Beating PyTorch with Rust and 180 Lines of Assembly
Can you beat PyTorch on its own turf with Rust and 180 lines of assembly? When inference is M=1, cache decides everything.
The Initial Wall
While working on a GPT-2 implementation in Rust on Apple Silicon, the result is brutal: even optimized, the Rust version remains slower than PyTorch + Accelerate. Industrial BLAS libraries are excellent, and that is expected.
But frameworks like PyTorch are generalists.
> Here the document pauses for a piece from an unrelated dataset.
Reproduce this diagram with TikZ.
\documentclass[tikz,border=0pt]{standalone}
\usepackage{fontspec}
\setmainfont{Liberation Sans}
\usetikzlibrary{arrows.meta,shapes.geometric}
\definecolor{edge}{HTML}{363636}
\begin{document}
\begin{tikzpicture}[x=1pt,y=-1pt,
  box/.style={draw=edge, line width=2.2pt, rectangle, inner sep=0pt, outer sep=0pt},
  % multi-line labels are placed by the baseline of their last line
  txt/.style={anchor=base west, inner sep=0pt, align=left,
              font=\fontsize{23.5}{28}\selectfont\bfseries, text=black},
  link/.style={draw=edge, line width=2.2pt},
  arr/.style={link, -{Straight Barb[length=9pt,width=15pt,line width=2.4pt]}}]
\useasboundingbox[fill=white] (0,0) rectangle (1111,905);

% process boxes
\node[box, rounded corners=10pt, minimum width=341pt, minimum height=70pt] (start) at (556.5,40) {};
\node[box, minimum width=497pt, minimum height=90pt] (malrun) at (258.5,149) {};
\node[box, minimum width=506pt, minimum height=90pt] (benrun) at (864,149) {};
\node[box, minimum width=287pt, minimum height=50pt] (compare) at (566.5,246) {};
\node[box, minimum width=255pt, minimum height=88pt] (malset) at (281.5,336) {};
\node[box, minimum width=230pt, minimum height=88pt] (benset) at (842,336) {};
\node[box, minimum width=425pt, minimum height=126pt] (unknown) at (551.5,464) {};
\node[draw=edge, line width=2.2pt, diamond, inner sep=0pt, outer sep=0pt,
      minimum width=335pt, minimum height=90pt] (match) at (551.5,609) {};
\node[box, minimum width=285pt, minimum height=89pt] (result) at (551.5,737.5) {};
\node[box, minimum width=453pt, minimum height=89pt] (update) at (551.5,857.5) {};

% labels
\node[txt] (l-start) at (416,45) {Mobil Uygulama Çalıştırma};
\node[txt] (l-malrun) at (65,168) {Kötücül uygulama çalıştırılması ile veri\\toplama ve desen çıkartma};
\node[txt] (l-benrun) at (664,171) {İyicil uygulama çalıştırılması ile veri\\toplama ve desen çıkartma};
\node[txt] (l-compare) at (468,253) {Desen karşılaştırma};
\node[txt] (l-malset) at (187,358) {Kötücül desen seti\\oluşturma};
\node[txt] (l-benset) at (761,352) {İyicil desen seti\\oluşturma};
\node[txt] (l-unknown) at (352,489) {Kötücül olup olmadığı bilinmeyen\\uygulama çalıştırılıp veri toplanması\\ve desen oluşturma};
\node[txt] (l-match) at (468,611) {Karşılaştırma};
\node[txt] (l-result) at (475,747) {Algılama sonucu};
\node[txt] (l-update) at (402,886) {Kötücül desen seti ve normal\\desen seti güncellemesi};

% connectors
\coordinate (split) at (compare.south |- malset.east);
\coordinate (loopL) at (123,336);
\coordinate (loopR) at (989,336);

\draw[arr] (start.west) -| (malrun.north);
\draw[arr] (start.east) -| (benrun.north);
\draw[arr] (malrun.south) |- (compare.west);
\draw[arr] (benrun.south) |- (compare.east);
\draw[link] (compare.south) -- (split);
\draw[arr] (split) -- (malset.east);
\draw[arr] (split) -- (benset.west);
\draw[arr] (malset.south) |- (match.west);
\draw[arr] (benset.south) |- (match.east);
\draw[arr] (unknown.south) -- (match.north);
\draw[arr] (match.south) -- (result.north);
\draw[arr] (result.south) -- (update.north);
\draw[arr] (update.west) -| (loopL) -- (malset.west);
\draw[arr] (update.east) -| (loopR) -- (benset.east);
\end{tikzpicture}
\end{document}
Token-by-token inference is anything but a general case.
Exploring the Memory Hierarchy
After years of work on CPU optimization, SIMD instructions and memory hierarchy, the same question keeps coming back: how to improve LLM inference in very specific cases, especially locally?
The approach starts simple: a GPT-2 engine in numpy. Feel where the cost lies. Observe. Measure. Thanks to the work of Karpathy and Raschka, it is a real pleasure.
The Problem Is Not Compute
What clearly emerges:
- The problem is not compute power
- It is cache management
- Token-by-token inference is memory-bound, not compute-bound
The K-outer Pattern in Assembly
By rewriting the kernels in ARM64 NEON f16 assembly, with a specialized "K-outer" pattern, the result is spectacular: 156.9 tokens/s on GPT-2 Small.
That is 3x faster than PyTorch on the same machine.
Benchmarks on Apple Silicon M3:
| Model | PyTorch (tok/s) | Rust V3 (tok/s) | Speedup |
|---|---|---|---|
| GPT-2 Small | 53 | 156.9 | 3.0x |
| GPT-2 Medium | 22 | 59.3 | 2.7x |
| GPT-2 Large | 13 | 29.1 | 2.2x |
| GPT-2 XL | 7.7 | 16.2 | 2.1x |
What Comes Next?
Today, a Qwen3-VL-30B-A3B already runs on an inference engine in Rust and assembly. And there are many avenues left to explore: Metal, Vulkan, AVX512...
GEMV specialization versus GEMM generalization, native f16 on NEON as a powerful weapon for edge inference: if there is one takeaway, it is that understanding your hardware changes the problem entirely.